## The problem:
Restate the full listing word for word and leave the pictures out.

## Provided data:

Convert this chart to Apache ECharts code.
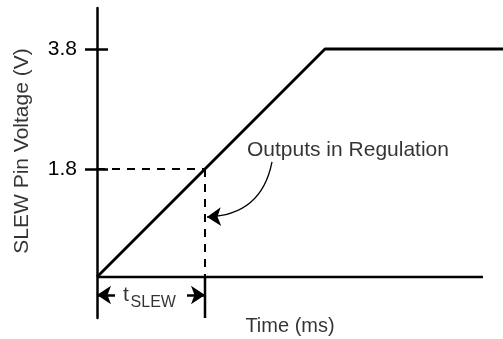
<!DOCTYPE html>
<html>
<head>
<meta charset="utf-8">
<script src="https://cdn.jsdelivr.net/npm/echarts@6/dist/echarts.min.js"></script>
<style>html,body{margin:0;padding:0;background:#fff}#c{width:503px;height:339px}</style>
</head>
<body>
<div id="c"></div>
<script>
// Data (time in arbitrary ms units, voltage in V)
var signalPoints = [[0, 0], [3.8, 3.8], [6.767, 3.8]];
var yTickValues = [1.8, 3.8];
var slewVoltage = 1.8;
var slewTime = 1.8;
var xAxisEnd = 6.433;
var yMin = -0.6833, yMax = 4.4833;
var xMin = 0, xMax = 6.767;
var axisTitleY = 'SLEW Pin Voltage (V)';
var axisTitleX = 'Time (ms)';
var annotationText = 'Outputs in Regulation';

var font = '"Liberation Sans", Arial, Helvetica, sans-serif';
var chart = echarts.init(document.getElementById('c'), null, {renderer: 'canvas'});

function textPoint(x, y, text, extra) {
  var lab = Object.assign({
    show: true, position: 'inside', formatter: text,
    color: '#000', fontFamily: font, fontSize: 21,
    align: 'center', verticalAlign: 'middle'
  }, extra || {});
  return {
    type: 'scatter', symbolSize: 0, clip: false, silent: true,
    data: [[x, y]], label: lab, z: 10
  };
}

var option = {
  animation: false,
  backgroundColor: '#fff',
  grid: {left: 97, right: 0, top: 8, bottom: 21, containLabel: false},
  xAxis: {type: 'value', min: xMin, max: xMax, show: false},
  yAxis: [{
    type: 'value', min: yMin, max: yMax, position: 'left',
    axisLine: {show: true, onZero: false, lineStyle: {color: '#000', width: 2.5}},
    axisTick: {show: true, customValues: yTickValues, length: 12, lineStyle: {color: '#000', width: 2.5}},
    axisLabel: {show: true, customValues: yTickValues, margin: 20, color: '#000', fontSize: 21, fontFamily: font,
      formatter: function (v) { return v.toFixed(1); }},
    splitLine: {show: false}
  }, {
    type: 'value', min: yMin, max: yMax, position: 'left',
    axisLine: {show: false},
    axisTick: {show: true, inside: true, customValues: yTickValues, length: 11, lineStyle: {color: '#000', width: 2.5}},
    axisLabel: {show: false},
    splitLine: {show: false}
  }],
  series: [
    {type: 'line', data: signalPoints, symbol: 'none', clip: false,
      lineStyle: {color: '#000', width: 2.8}, z: 5},
    {type: 'line', data: [[0, 0], [xAxisEnd, 0]], symbol: 'none', clip: false,
      lineStyle: {color: '#000', width: 2.5}},
    {type: 'line', data: [[0, slewVoltage], [slewTime, slewVoltage]], symbol: 'none',
      lineStyle: {color: '#000', width: 2, type: [8, 7]}},
    {type: 'line', data: [[slewTime, slewVoltage], [slewTime, 0]], symbol: 'none',
      lineStyle: {color: '#000', width: 2, type: [8, 7]}},
    {type: 'line', data: [[slewTime, 0], [slewTime, yMin]], symbol: 'none', clip: false,
      lineStyle: {color: '#000', width: 2.5}},
    {type: 'lines', coordinateSystem: 'cartesian2d', symbol: ['none', 'arrow'], symbolSize: 14,
      lineStyle: {color: '#000', width: 2.5, opacity: 1},
      data: [{coords: [[0.3, -0.3], [0, -0.3]]}, {coords: [[1.5, -0.3], [slewTime, -0.3]]}]},
    {type: 'lines', coordinateSystem: 'cartesian2d', symbol: ['none', 'arrow'], symbolSize: 14,
      lineStyle: {color: '#000', width: 1.3, opacity: 1, curveness: 0.4},
      data: [{coords: [[2.917, 1.917], [1.833, 1.0]]}]},
    textPoint(2.5, 2.117, annotationText, {align: 'left'}),
    textPoint(3.217, -0.817, axisTitleX, {fontSize: 20}),
    textPoint(-1.25, 2.1, axisTitleY, {rotate: 90}),
    textPoint(0.433, -0.3, 't', {align: 'left'}),
    textPoint(0.56, -0.425, 'SLEW', {align: 'left', fontSize: 16})
  ]
};
chart.setOption(option);
</script>
</body>
</html>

## Task output:
Convert this chart to Apache ECharts code.
<!DOCTYPE html>
<html>
<head>
<meta charset="utf-8">
<script src="https://cdn.jsdelivr.net/npm/echarts@6/dist/echarts.min.js"></script>
<style>html,body{margin:0;padding:0;background:#fff}#c{width:503px;height:339px}</style>
</head>
<body>
<div id="c"></div>
<script>
// Data (time in arbitrary ms units, voltage in V)
var signalPoints = [[0, 0], [3.8, 3.8], [6.767, 3.8]];
var yTickValues = [1.8, 3.8];
var slewVoltage = 1.8;
var slewTime = 1.8;
var xAxisEnd = 6.433;
var yMin = -0.6833, yMax = 4.4833;
var xMin = 0, xMax = 6.767;
var axisTitleY = 'SLEW Pin Voltage (V)';
var axisTitleX = 'Time (ms)';
var annotationText = 'Outputs in Regulation';

var font = '"Liberation Sans", Arial, Helvetica, sans-serif';
var chart = echarts.init(document.getElementById('c'), null, {renderer: 'canvas'});

function textPoint(x, y, text, extra) {
  var lab = Object.assign({
    show: true, position: 'inside', formatter: text,
    color: '#000', fontFamily: font, fontSize: 21,
    align: 'center', verticalAlign: 'middle'
  }, extra || {});
  return {
    type: 'scatter', symbolSize: 0, clip: false, silent: true,
    data: [[x, y]], label: lab, z: 10
  };
}

var option = {
  animation: false,
  backgroundColor: '#fff',
  grid: {left: 97, right: 0, top: 8, bottom: 21, containLabel: false},
  xAxis: {type: 'value', min: xMin, max: xMax, show: false},
  yAxis: [{
    type: 'value', min: yMin, max: yMax, position: 'left',
    axisLine: {show: true, onZero: false, lineStyle: {color: '#000', width: 2.5}},
    axisTick: {show: true, customValues: yTickValues, length: 12, lineStyle: {color: '#000', width: 2.5}},
    axisLabel: {show: true, customValues: yTickValues, margin: 20, color: '#000', fontSize: 21, fontFamily: font,
      formatter: function (v) { return v.toFixed(1); }},
    splitLine: {show: false}
  }, {
    type: 'value', min: yMin, max: yMax, position: 'left',
    axisLine: {show: false},
    axisTick: {show: true, inside: true, customValues: yTickValues, length: 11, lineStyle: {color: '#000', width: 2.5}},
    axisLabel: {show: false},
    splitLine: {show: false}
  }],
  series: [
    {type: 'line', data: signalPoints, symbol: 'none', clip: false,
      lineStyle: {color: '#000', width: 2.8}, z: 5},
    {type: 'line', data: [[0, 0], [xAxisEnd, 0]], symbol: 'none', clip: false,
      lineStyle: {color: '#000', width: 2.5}},
    {type: 'line', data: [[0, slewVoltage], [slewTime, slewVoltage]], symbol: 'none',
      lineStyle: {color: '#000', width: 2, type: [8, 7]}},
    {type: 'line', data: [[slewTime, slewVoltage], [slewTime, 0]], symbol: 'none',
      lineStyle: {color: '#000', width: 2, type: [8, 7]}},
    {type: 'line', data: [[slewTime, 0], [slewTime, yMin]], symbol: 'none', clip: false,
      lineStyle: {color: '#000', width: 2.5}},
    {type: 'lines', coordinateSystem: 'cartesian2d', symbol: ['none', 'arrow'], symbolSize: 14,
      lineStyle: {color: '#000', width: 2.5, opacity: 1},
      data: [{coords: [[0.3, -0.3], [0, -0.3]]}, {coords: [[1.5, -0.3], [slewTime, -0.3]]}]},
    {type: 'lines', coordinateSystem: 'cartesian2d', symbol: ['none', 'arrow'], symbolSize: 14,
      lineStyle: {color: '#000', width: 1.3, opacity: 1, curveness: 0.4},
      data: [{coords: [[2.917, 1.917], [1.833, 1.0]]}]},
    textPoint(2.5, 2.117, annotationText, {align: 'left'}),
    textPoint(3.217, -0.817, axisTitleX, {fontSize: 20}),
    textPoint(-1.25, 2.1, axisTitleY, {rotate: 90}),
    textPoint(0.433, -0.3, 't', {align: 'left'}),
    textPoint(0.56, -0.425, 'SLEW', {align: 'left', fontSize: 16})
  ]
};
chart.setOption(option);
</script>
</body>
</html>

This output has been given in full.